Assessment of VVER 1000 core degradation for bounding cases with ASTEC 2.1.1.0

Abstract

This paper presents an assessment and comparison of the core degradation progression in four Station Blackout (SBO) scenarios analysed by the ASTEC computer code. Two types of SBO scenarios namely with high- and low-pressure conditions are considered. The low-pressure conditions in the SBO scenarios were simulated by introducing a small break loss of coolant accident in the cold leg with an equivalent internal diameter of 80 mm. The selection of the break size was based on the idea to have a significantly faster primary side pressure reduction for simulation of low-pressure conditions and a significantly longer coolant injection from the hydro accumulators (passive safety system).For both types of selected scenarios, the plant behaviour was analysed without operator actions, which allows assessing the times to reach the important set points during the accident progression.
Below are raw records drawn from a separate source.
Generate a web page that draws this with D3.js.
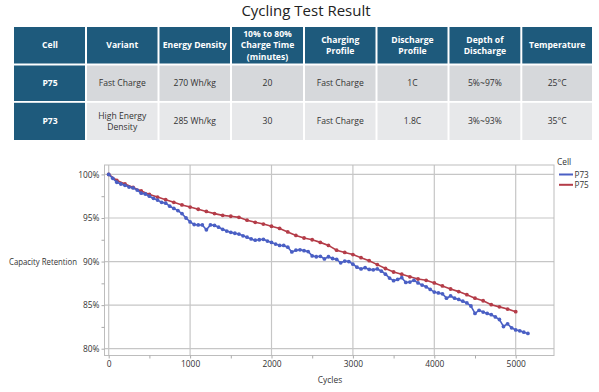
<!DOCTYPE html>
<html>
<head>
<meta charset="utf-8">
<script src="https://cdn.jsdelivr.net/npm/d3@7"></script>
<style>
  body { margin: 0; background: #fff; }
  svg { display: block; font-family: "Open Sans", "Noto Sans", sans-serif; }
</style>
</head>
<body>
<svg id="chart" width="599" height="392"></svg>
<script>
// table contents
var headers = [["Cell"], ["Variant"], ["Energy Density"], ["10% to 80%", "Charge Time", "(minutes)"],
               ["Charging", "Profile"], ["Discharge", "Profile"], ["Depth of", "Discharge"], ["Temperature"]];
var rowP75 = [["P75"], ["Fast Charge"], ["270 Wh/kg"], ["20"], ["Fast Charge"], ["1C"], ["5%~97%"], ["25°C"]];
var rowP73 = [["P73"], ["High Energy", "Density"], ["285 Wh/kg"], ["30"], ["Fast Charge"], ["1.8C"], ["3%~93%"], ["35°C"]];

// cycling data
var seriesNames = ["P73", "P75"];
var p73Step = 50;
var p73 = [100, 99.55, 99.1, 98.9, 98.75, 98.55, 98.45, 98.2, 97.85, 97.75,
           97.5, 97.25, 97.05, 96.8, 96.7, 96.35, 96.1, 95.85, 95.5, 95.0,
           94.55, 94.25, 94.2, 94.2, 93.65, 94.2, 94.15, 93.95, 93.7, 93.5,
           93.35, 93.25, 93.15, 92.95, 92.8, 92.6, 92.45, 92.5, 92.55, 92.35,
           92.2, 92.0, 91.85, 91.85, 91.65, 91.1, 91.3, 91.35, 91.25, 91.15,
           90.65, 90.55, 90.6, 90.3, 90.55, 90.35, 90.25, 89.85, 90.05, 90.0,
           89.7, 89.35, 89.15, 89.3, 89.1, 89.05, 89.15, 88.9, 88.55, 88.1,
           87.8, 87.95, 88.15, 87.6, 87.65, 87.85, 87.55, 87.3, 87.1, 86.8,
           86.5, 86.4, 86.3, 85.8, 86.05, 85.8, 85.65, 85.45, 85.25, 84.9,
           84.05, 84.4, 84.2, 84.05, 83.9, 83.65, 83.35, 82.55, 82.85, 82.4,
           82.15, 82.05, 81.9, 81.75];
var p75Step = 100;
var p75 = [100, 99.3, 98.9, 98.5, 98.1, 97.7, 97.4, 97.1, 96.8, 96.5,
           96.25, 96.0, 95.75, 95.5, 95.3, 95.2, 95.07, 94.75, 94.5, 94.3,
           94.05, 93.8, 93.4, 93.0, 92.7, 92.5, 92.2, 91.85, 91.3, 91.05,
           90.8, 90.45, 90.1, 89.65, 89.2, 88.8, 88.55, 88.25, 88.0, 87.85,
           87.55, 87.2, 86.85, 86.55, 86.2, 85.8, 85.5, 85.05, 84.8, 84.55,
           84.25];
var xTicks = [0, 1000, 2000, 3000, 4000, 5000];
var yTicks = [80, 85, 90, 95, 100];

var svg = d3.select("#chart");

/* Title + table */
svg.append("text")
  .attr("x", 306).attr("y", 16)
  .attr("text-anchor", "middle")
  .attr("font-size", 15)
  .attr("fill", "#222")
  .text("Cycling Test Result");

var colX = [14, 86, 158.5, 231, 304, 376.5, 448.5, 521.3, 593];
var rows = [
  {cells: headers, y0: 27, y1: 63.5, bg: "#1e5a7c", head: true},
  {cells: rowP75, y0: 65.5, y1: 101, bg: "#d6d8db", head: false},
  {cells: rowP73, y0: 102.8, y1: 140, bg: "#e7e8ea", head: false}
];
var blue = "#1e5a7c";

rows.forEach(function(r){
  r.cells.forEach(function(lines, i){
    var x0 = colX[i], x1 = colX[i + 1];
    var dark = r.head || i == 0;
    svg.append("rect")
      .attr("x", x0 + (i == 0 ? 0 : 1)).attr("y", r.y0)
      .attr("width", x1 - x0 - (i == 0 ? 1 : 2)).attr("height", r.y1 - r.y0)
      .attr("fill", dark ? blue : r.bg);
    var fs = r.head ? 8.6 : 8.6;
    var lh = 11.4;
    var cy = (r.y0 + r.y1) / 2;
    var t = svg.append("text")
      .attr("text-anchor", "middle")
      .attr("font-size", fs)
      .attr("font-weight", dark ? "bold" : "normal")
      .attr("fill", dark ? "#fff" : "#333");
    lines.forEach(function(s, k){
      t.append("tspan")
        .attr("x", (x0 + x1) / 2)
        .attr("y", cy + (k - (lines.length - 1) / 2) * lh + fs * 0.35)
        .text(s);
    });
  });
});

/* Chart */
var plot = {left: 104.5, right: 554, top: 165, bottom: 355.5};
var x = d3.scaleLinear().domain([0, 5000]).range([108.7, 515.7]);
var y = d3.scaleLinear().domain([80, 100]).range([348.7, 174.4]);
var gridColor = "#c6c6c6";

var g = svg.append("g");

g.selectAll(".vgrid").data(xTicks).enter().append("line")
  .attr("x1", function(d){ return x(d); }).attr("x2", function(d){ return x(d); })
  .attr("y1", plot.top).attr("y2", plot.bottom)
  .attr("stroke", gridColor).attr("stroke-width", 1.2);

g.selectAll(".hgrid").data(yTicks).enter().append("line")
  .attr("x1", plot.left).attr("x2", plot.right)
  .attr("y1", function(d){ return y(d); }).attr("y2", function(d){ return y(d); })
  .attr("stroke", gridColor).attr("stroke-width", 1.2);

g.append("rect")
  .attr("x", plot.left).attr("y", plot.top)
  .attr("width", plot.right - plot.left).attr("height", plot.bottom - plot.top)
  .attr("fill", "none").attr("stroke", "#bdbdbd").attr("stroke-width", 1);

// axes (labels + small ticks)
var yAxis = d3.axisLeft(y).tickValues([80, 82.5, 85, 87.5, 90, 92.5, 95, 97.5, 100])
  .tickSize(3).tickFormat(function(d){ return d % 5 == 0 ? d + "%" : ""; });
var ya = svg.append("g").attr("transform", "translate(" + plot.left + ",0)").call(yAxis);
ya.select(".domain").remove();
ya.selectAll("line").attr("stroke", "#aaa");
ya.selectAll("text").attr("font-size", 8.4).attr("fill", "#333")
  .attr("font-family", "'Open Sans', sans-serif").attr("x", -5);

var xAxis = d3.axisBottom(x).tickValues([0, 500, 1000, 1500, 2000, 2500, 3000, 3500, 4000, 4500, 5000])
  .tickSize(3).tickFormat(function(d){ return d % 1000 == 0 ? d : ""; });
var xa = svg.append("g").attr("transform", "translate(0," + plot.bottom + ")").call(xAxis);
xa.select(".domain").remove();
xa.selectAll("line").attr("stroke", "#aaa");
xa.selectAll("text").attr("font-size", 8.4).attr("fill", "#333")
  .attr("font-family", "'Open Sans', sans-serif").attr("y", 6);

svg.append("text").attr("x", 9).attr("y", 264.5)
  .attr("font-size", 8.6).attr("fill", "#333")
  .attr("textLength", 68).attr("lengthAdjust", "spacingAndGlyphs")
  .text("Capacity Retention");
svg.append("text").attr("x", 330).attr("y", 382.5).attr("text-anchor", "middle")
  .attr("font-size", 8.4).attr("fill", "#333").text("Cycles");

// series
var series = [
  {name: "P73", step: p73Step, values: p73, color: "#4a5fc4"},
  {name: "P75", step: p75Step, values: p75, color: "#b43c48"}
];

var line = d3.line()
  .x(function(d){ return x(d.c); })
  .y(function(d){ return y(d.v); });

series.slice().reverse().forEach(function(s){
  var pts = s.values.map(function(v, i){ return {c: i * s.step, v: v}; });
  g.append("path").datum(pts)
    .attr("d", line)
    .attr("fill", "none").attr("stroke", s.color).attr("stroke-width", 1.6);
  g.selectAll(null).data(pts).enter().append("circle")
    .attr("cx", function(d){ return x(d.c); })
    .attr("cy", function(d){ return y(d.v); })
    .attr("r", 1.9).attr("fill", s.color);
});

// legend
svg.append("text").attr("x", 557).attr("y", 164.5)
  .attr("font-size", 8.4).attr("fill", "#333").text("Cell");
seriesNames.forEach(function(n, i){
  var s = series.filter(function(d){ return d.name == n; })[0];
  var ly = 174.5 + i * 10.3;
  svg.append("line").attr("x1", 559).attr("x2", 573).attr("y1", ly).attr("y2", ly)
    .attr("stroke", s.color).attr("stroke-width", 2);
  svg.append("text").attr("x", 574.5).attr("y", ly + 3)
    .attr("font-size", 8.2).attr("fill", "#333").text(n);
});
</script>
</body>
</html>
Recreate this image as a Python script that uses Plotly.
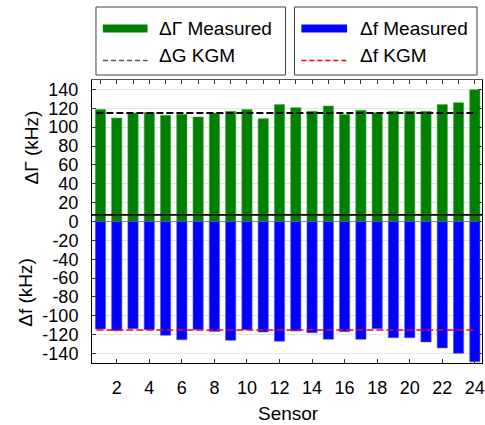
import plotly.graph_objects as go

# ---------------- data ----------------
sensors = list(range(1, 25))
gamma_measured = [118.6, 109.7, 115.0, 115.5, 112.6, 113.6, 110.8, 115.0, 116.8, 118.6,
                  109.0, 123.9, 120.7, 116.8, 122.4, 113.3, 117.9, 115.4, 116.8, 116.8,
                  116.8, 123.9, 126.0, 139.7]
f_measured = [-114.0, -115.8, -113.6, -114.7, -120.7, -125.3, -114.7, -116.5, -126.0, -114.7,
              -117.1, -127.0, -116.1, -117.9, -124.9, -116.8, -124.9, -113.6, -123.2, -123.2,
              -127.7, -134.0, -139.7, -148.8]
kgm_x = [0.75, 23.95]
gamma_kgm = [115.0, 115.0]
f_kgm = [-115.0, -115.0]
y_tickvals = [140, 120, 100, 80, 60, 40, 20, 0, -20, -40, -60, -80, -100, -120, -140]
y_ticktext = ["140", "120", "100", "80", "60", "40", "20", "0", "-20", "-40", "-60", "-80",
              "-100", "-120", "-140"]
x_tickvals = [2, 4, 6, 8, 10, 12, 14, 16, 18, 20, 22, 24]
separator_y = 7

# ---------------- layout geometry ----------------
W, H = 485, 425
L, R, T, B = 92, 0, 80, 62
PW, PH = W - L - R, H - T - B
FONT = "Liberation Sans, Arial, sans-serif"


def px_x(px):
    return (px - L) / PW


def px_y(py):
    return (H - B - py) / PH


fig = go.Figure()

fig.add_trace(go.Bar(x=sensors, y=gamma_measured, width=0.63,
                     marker=dict(color="#008000", line=dict(color="#4da64d", width=0.6)),
                     showlegend=False))
fig.add_trace(go.Bar(x=sensors, y=f_measured, width=0.63,
                     marker=dict(color="#0000ff", line=dict(color="#5a5aff", width=0.6)),
                     showlegend=False))
fig.add_trace(go.Scatter(x=kgm_x, y=gamma_kgm, mode="lines", xaxis="x2",
                         line=dict(color="black", width=2, dash="7px,3px"),
                         showlegend=False))
fig.add_trace(go.Scatter(x=kgm_x, y=f_kgm, mode="lines",
                         line=dict(color="#ff0000", width=1.6, dash="7px,3px"),
                         showlegend=False))

xr = [0.48, 24.44]
fig.update_layout(
    width=W, height=H,
    margin=dict(l=L, r=R, t=T, b=B, pad=0),
    paper_bgcolor="white", plot_bgcolor="white",
    barmode="overlay",
    font=dict(family=FONT, size=19, color="black"),
    xaxis=dict(range=xr, tickvals=x_tickvals, ticks="inside", ticklen=4, tickcolor="#333",
               showline=True, linecolor="black", linewidth=1, mirror=False,
               showgrid=False, zeroline=False, ticklabelstandoff=8,
               ticklabeloverflow="allow",
               tickfont=dict(size=18, family=FONT, color="black")),
    xaxis2=dict(range=xr, overlaying="x", side="top", dtick=1, tick0=1,
                ticks="inside", ticklen=4, tickcolor="#333",
                showline=True, linecolor="#555", linewidth=1,
                showticklabels=False, showgrid=False, zeroline=False),
    yaxis=dict(range=[-150, 150], tickvals=y_tickvals, ticktext=y_ticktext,
               ticks="inside", ticklen=4, tickcolor="#333",
               showline=True, linecolor="black", linewidth=1, mirror="ticks",
               showgrid=True, gridcolor="#e2e2e2", gridwidth=1,
               zeroline=True, zerolinecolor="#8c8c8c", zerolinewidth=1,
               ticklabelstandoff=9,
               tickfont=dict(size=18, family=FONT, color="black")),
    showlegend=False,
)

shapes = [
    # separator line
    dict(type="line", xref="paper", yref="y", x0=0, x1=1, y0=separator_y, y1=separator_y,
         line=dict(color="black", width=1.6), layer="above"),
]
annotations = []

# y axis titles
annotations.append(dict(text="ΔΓ (kHz)", xref="paper", yref="y", x=px_x(32), y=79,
                        textangle=-90, showarrow=False, xanchor="center", yanchor="middle",
                        font=dict(size=19, family=FONT, color="black")))
annotations.append(dict(text="Δf (kHz)", xref="paper", yref="y", x=px_x(25), y=-75,
                        textangle=-90, showarrow=False, xanchor="center", yanchor="middle",
                        font=dict(size=19, family=FONT, color="black")))
# x axis title
annotations.append(dict(text="Sensor", xref="paper", yref="paper", x=px_x(290), y=px_y(413),
                        showarrow=False, xanchor="center", yanchor="middle",
                        font=dict(size=19, family=FONT, color="black")))

# legend boxes (drawn manually)
legend_boxes = [
    dict(x0=96, x1=287, sym_x0=103, sym_x1=148, txt_x=158,
         items=[("bar", "#008000", "ΔΓ Measured"), ("dash", "#555555", "ΔG KGM")]),
    dict(x0=296, x1=480, sym_x0=303, sym_x1=349, txt_x=360,
         items=[("bar", "#0000ff", "Δf Measured"), ("dash", "#ff0000", "Δf KGM")]),
]
row_y = [28.5, 55.5]
for box in legend_boxes:
    shapes.append(dict(type="rect", xref="paper", yref="paper",
                       x0=px_x(box["x0"]), x1=px_x(box["x1"]), y0=px_y(75), y1=px_y(7),
                       line=dict(color="#404040", width=1), fillcolor="white"))
    for (kind, color, label), ry in zip(box["items"], row_y):
        if kind == "bar":
            shapes.append(dict(type="rect", xref="paper", yref="paper",
                               x0=px_x(box["sym_x0"]), x1=px_x(box["sym_x1"]),
                               y0=px_y(ry + 4), y1=px_y(ry - 4),
                               line=dict(width=0), fillcolor=color))
        else:
            shapes.append(dict(type="line", xref="paper", yref="paper",
                               x0=px_x(box["sym_x0"]), x1=px_x(box["sym_x1"]),
                               y0=px_y(ry + 5), y1=px_y(ry + 5),
                               line=dict(color=color, width=1.3, dash="5px,3px")))
        annotations.append(dict(text=label, xref="paper", yref="paper",
                                x=px_x(box["txt_x"]), y=px_y(ry), showarrow=False,
                                xanchor="left", yanchor="middle",
                                font=dict(size=19, family=FONT, color="black")))

fig.update_layout(shapes=shapes, annotations=annotations)
fig.write_html("out.html")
The set points include; a) the prediction of the dryout of the steam generators (SG) (or loss of SG effectiveness), b) the loss of natural circulation leading to core uncovery and heat up, c) the beginning of hydrogen generation, d) different stages in core degradation, e) the actuation of the passive safety system etc. The analyses were performed until reactor vessel failure takes place in both of the investigated scenarios. The purpose of these analyses is to study the reactor core behaviour parameters and to estimate the time available to perform operator actions.In addition, this investigation is focused on the assessment of the effectiveness of operator actions as prescribed in the Severe Accident Management Guidlines (SAMGs) for the investigated reactor type. The referenced NPP is KNPP equipped with two VVER 1000 V320 reactors. The ASTECv2.1.1.0 computer code has been used for the investigation. The aim of these analyses is to assess the possibility preserving the reactor core from damage during a severe accident and to assess the hydrogen generation that occurs as a result of the overheated core reflooding at high- and low-pressure initial conditions. The injection of a coolant by an active system will start at the same core exit temperature for each scenario, but at different pressure.